Colonial ambivalence about the conflict, which ended with Britain’s impressive victory in 1763, meant that they were not particularly thrilled when Parliament began to implement a series of taxes in order to pay for the expensive war. That same year of 1763 saw the passage of the Proclamation of 1763, which stated that the colonists were not to settle beyond the Appalachians; while it was actually intended to forestall more conflict with Native Americans, the colonists viewed it as a breach of their liberty and openly flouted it.

The taxes, starting with the Sugar Act of 1764, were not financially onerous but represented a disturbing denial of the rights colonists had come to believe they possessed by virtue of being British citizens. Calls for taxation with representation echoed throughout the colonies, but Parliament only replied that they were “virtually represented” already. The Stamp Act of 1765, the first direct tax levied on the colonies after the war, resulted in outrage and tumult. There were protests, effigies burned, tarring and feathering of British officials, and calls for further action. Parliament repealed the tax but reminded the colonists in the Declaratory Act of 1765 that they had the power to bind the colonies in all cases whatsoever.

Tensions increased with subsequent taxes, forced quartering of British troops in private colonial residences, and the Boston Massacre, in which British troops fired into a crowd and killed several people (they were provoked by the hostile mob, but this fact did not matter much at the time). Colonial resistance was marked by committees of correspondence, a boycott of British goods, protests, acts of defiance (such as the Boston Tea Party in 1773), and the convening of the First Continental Congress to decide what to do.

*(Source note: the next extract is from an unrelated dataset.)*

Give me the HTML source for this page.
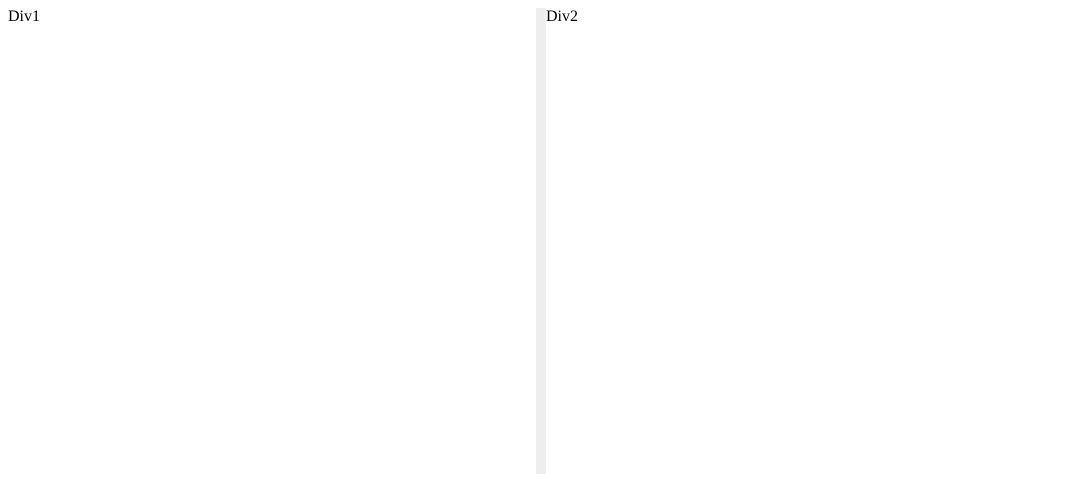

The first Congress was mostly concerned with amicable reconciliation, but the Second Continental Congress began to splinter in terms of opinions regarding subsequent action; Franklin, John Adams, Jefferson, Samuel Adams, Washington, and others began to advocate for independence. After the shots fired at Lexington and Concord and the King’s rejection of an olive branch petition, these patriots got their wish: the Declaration of Independence was signed on July 4th, 1776, and the war had begun.